我使用嵌入式Linux (Yocto)与BusyBox。BusyBox排序没有-V选项(但BusyBox expr匹配可以做正则表达式)。所以我需要一个Bash版本的比较,它适用于这个约束。

我做了以下(类似于Dennis Williamson的回答)来比较使用“自然排序”类型的算法。它将字符串分成数字部分和非数字部分;它以数字方式比较数字部分(因此10大于9),并以纯ASCII方式比较非数字部分。

ascii_frag() {
    expr match "$1" "\([^[:digit:]]*\)"
}

ascii_remainder() {
    expr match "$1" "[^[:digit:]]*\(.*\)"
}

numeric_frag() {
    expr match "$1" "\([[:digit:]]*\)"
}

numeric_remainder() {
    expr match "$1" "[[:digit:]]*\(.*\)"
}

vercomp_debug() {
    OUT="$1"
    #echo "${OUT}"
}

# return 1 for $1 > $2
# return 2 for $1 < $2
# return 0 for equal
vercomp() {
    local WORK1="$1"
    local WORK2="$2"
    local NUM1="", NUM2="", ASCII1="", ASCII2=""
    while true; do
        vercomp_debug "ASCII compare"
        ASCII1=`ascii_frag "${WORK1}"`
        ASCII2=`ascii_frag "${WORK2}"`
        WORK1=`ascii_remainder "${WORK1}"`
        WORK2=`ascii_remainder "${WORK2}"`
        vercomp_debug "\"${ASCII1}\" remainder \"${WORK1}\""
        vercomp_debug "\"${ASCII2}\" remainder \"${WORK2}\""
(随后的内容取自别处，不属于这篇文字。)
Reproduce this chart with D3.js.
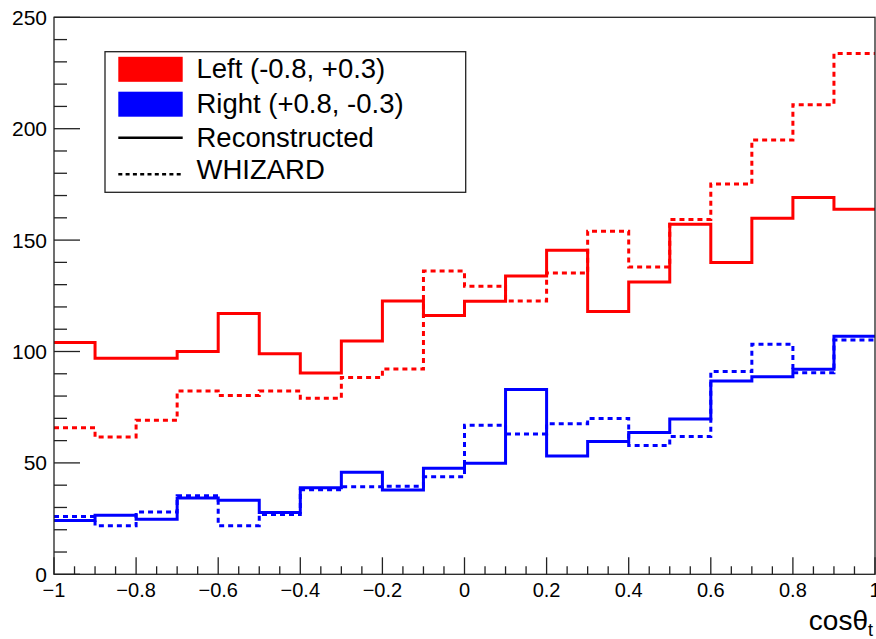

        if [ "${ASCII1}" \> "${ASCII2}" ]; then
            vercomp_debug "ascii ${ASCII1} > ${ASCII2}"
            return 1
        elif [ "${ASCII1}" \< "${ASCII2}" ]; then
            vercomp_debug "ascii ${ASCII1} < ${ASCII2}"
            return 2
        fi
        vercomp_debug "--------"

        vercomp_debug "Numeric compare"
        NUM1=`numeric_frag "${WORK1}"`
        NUM2=`numeric_frag "${WORK2}"`
        WORK1=`numeric_remainder "${WORK1}"`
        WORK2=`numeric_remainder "${WORK2}"`
        vercomp_debug "\"${NUM1}\" remainder \"${WORK1}\""
        vercomp_debug "\"${NUM2}\" remainder \"${WORK2}\""

        if [ -z "${NUM1}" -a -z "${NUM2}" ]; then
            vercomp_debug "blank 1 and blank 2 equal"
            return 0
        elif [ -z "${NUM1}" -a -n "${NUM2}" ]; then
            vercomp_debug "blank 1 less than non-blank 2"
            return 2
        elif [ -n "${NUM1}" -a -z "${NUM2}" ]; then
            vercomp_debug "non-blank 1 greater than blank 2"
            return 1
        fi

        if [ "${NUM1}" -gt "${NUM2}" ]; then
            vercomp_debug "num ${NUM1} > ${NUM2}"
            return 1
        elif [ "${NUM1}" -lt "${NUM2}" ]; then
            vercomp_debug "num ${NUM1} < ${NUM2}"
            return 2
        fi
        vercomp_debug "--------"
    done
}

它可以比较更复杂的版本号,例如

1.2-r3和1.2-r4 1.2 r3 vs 1.2r4

请注意,对于Dennis Williamson的回答中的一些极端情况,它不会返回相同的结果。特别是:

1            1.0          <
1.0          1            >
1.0.2.0      1.0.2        >
1..0         1.0          >
1.0          1..0         <

但这些都是极端情况,我认为结果仍然是合理的。